Dating back to 10 days before, the Phoenix Suns have long been expected to sign unicorn big Bol Bol to further improve the depth in their rotation and add some size and versatility. John Gambadoro from Arizona Sports 98.7 continues to bat 1.000 on Suns reporting this summer:
I would not be surprised if the Phoenix Suns take a hard look and consider signing Bol Bol when he clears waivers. He is a good player with a lot of upside.— John Gambadoro (@Gambo987) July 6, 2023
Now on Sunday, the Suns made it happen:
ESPN Sources: Free agent F/C Bol Bol has agreed on a one-year deal with the Phoenix Suns. At 23, Bol had his best NBA season with Orlando: 9.1 points, 5.8 rebounds, 1.1 blocks in 21.5 minutes. Another developing talent to join a deepened bench rotation.— Adrian Wojnarowski (@wojespn) July 16, 2023
Bol adds to the litter of upside signings after most of the initial free agents were all aged around 25-26; Bol checks in at 23 and still improving. Only signed to a minimum deal (and a true one-year deal instead of some of those one-year-plus-a-player-option deals that many of the other free agents signed to), it’s a true low-risk, high-reward proposition.
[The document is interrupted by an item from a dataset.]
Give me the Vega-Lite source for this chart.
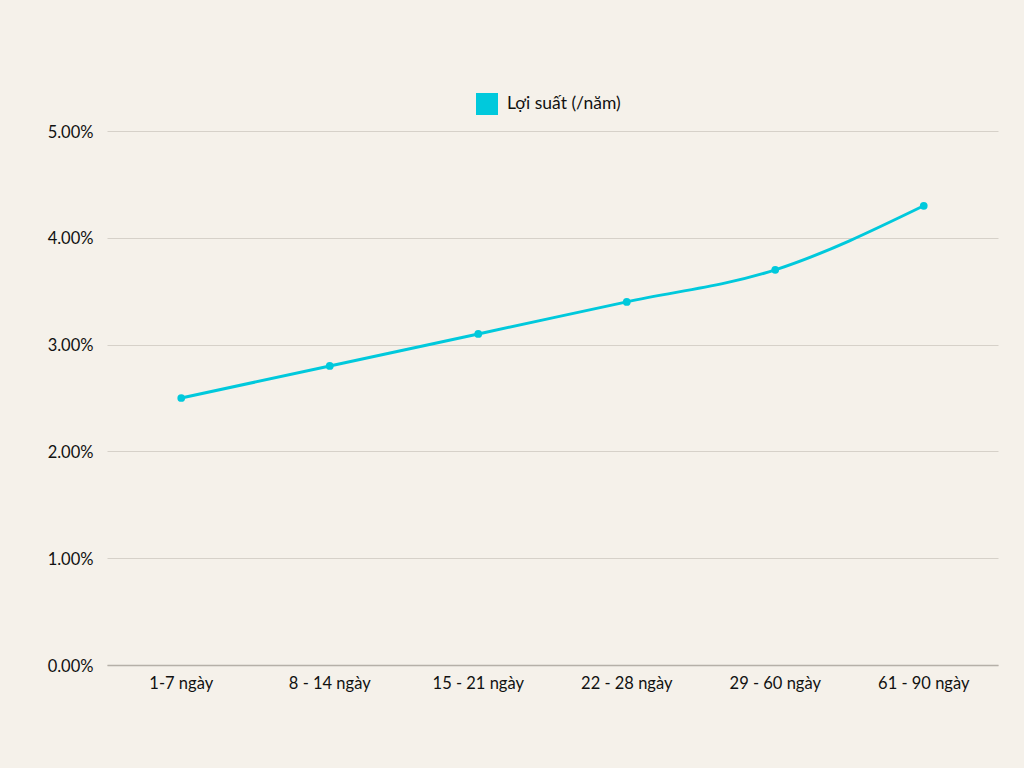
{
  "$schema": "https://vega.github.io/schema/vega-lite/v6.json",
  "width": 891,
  "height": 534,
  "autosize": {"type": "none"},
  "padding": {"left": 107, "top": 131, "right": 26, "bottom": 103},
  "background": "#f5f1ea",
  "config": {
    "view": {"stroke": null},
    "font": "Lato",
    "axis": {"labelFont": "Lato", "labelFontSize": 16.5, "labelColor": "#111111"},
    "legend": {"labelFont": "Lato", "labelFontSize": 17.5, "labelColor": "#111111"}
  },
  "data": {
    "values": [
      {"term": "1-7 ngày", "rate": 0.025, "series": "Lợi suất (/năm)"},
      {"term": "8 - 14 ngày", "rate": 0.028, "series": "Lợi suất (/năm)"},
      {"term": "15 - 21 ngày", "rate": 0.031, "series": "Lợi suất (/năm)"},
      {"term": "22 - 28 ngày", "rate": 0.034, "series": "Lợi suất (/năm)"},
      {"term": "29 - 60 ngày", "rate": 0.037, "series": "Lợi suất (/năm)"},
      {"term": "61 - 90 ngày", "rate": 0.043, "series": "Lợi suất (/năm)"}
    ]
  },
  "mark": {"type": "line", "interpolate": "monotone", "strokeWidth": 3, "point": {"filled": true, "size": 60}},
  "encoding": {
    "x": {
      "field": "term", "type": "nominal", "sort": null, "title": null,
      "scale": {"type": "band", "paddingInner": 0, "paddingOuter": 0},
      "axis": {"labelAngle": 0, "ticks": false, "grid": false, "domain": true, "domainColor": "#b5b0a8", "domainWidth": 1.5, "labelPadding": 10, "labelOverlap": false}
    },
    "y": {
      "field": "rate", "type": "quantitative", "title": null,
      "scale": {"domain": [0, 0.05], "nice": false},
      "axis": {"format": ".2%", "values": [0, 0.01, 0.02, 0.03, 0.04, 0.05], "ticks": false, "domain": false, "gridColor": "#d6d1c9", "gridWidth": 1, "labelPadding": 14, "labelOverlap": false, "labelOffset": 1}
    },
    "color": {
      "field": "series", "type": "nominal", "scale": {"range": ["#00c9dc"]},
      "legend": {"title": null, "orient": "none", "legendX": 369, "legendY": -38, "symbolType": "square", "symbolSize": 484, "symbolFillColor": "#00c9dc", "symbolStrokeWidth": 0, "labelOffset": 9}
    }
  }
}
To temper some expectations a little on the 7’2 220-pound talent, there are a few things worth pointing out:
- only a 29.3% three-point shooter over his career, including 26.5% on a career-high 113 attempts last season
- roughly a 2:3 assist-to-turnover ratio which is definitely not ideal, including a nearly 1:2 ratio on a career-high 69 assists last season
- averaged a career-high 1.2 blocks per game last season in 21.5 minutes, but fellow Suns signing Drew Eubanks averaged 1.3 blocks in 20.3 minutes
All this is to say he’s an exciting player because of the unique build and skillset, but he’s not going to blow you away statistically like you might think. He was a little more productive over the first third of last season when he started 32 out of the Orlando Magic’s first 37 games.
Over that stretch, which was the most run he’s gotten compared to any other period in his career, he averaged 12.0 points, 7.1 rebounds, and 1.6 blocks with a much more impressive 38.8% on 1.8 3PA, but that was still a rough stretch for the team, which started 13-24 even with a six-game win streak in there. Orlando would hit its stride later with Bol less involved.
Prior to spending last season in Orlando, Bol spent his first three seasons with the Denver Nuggets, albeit playing in just 53 games (starting only two), but the time spent in practice with Nikola Jokic could prove useful in both Bol’s development and the Suns’ potential matchup(s) against Jokic.
Just looking at things on paper, if the Suns want to use Bol exclusively as a big, I would guess it would be as the third one in the rotation behind Deandre Ayton and Eubanks, but there’s certainly enough versatile promise that he could play alongside either of those guys as well, working as a helper and maybe even in triple-tower lineups that include Kevin Durant as well.
Worst-case scenario, Bol is the most overqualified 12th man in the league, and Suns should continue to hear praises — and eventually reap the benefits — of their replenished depth.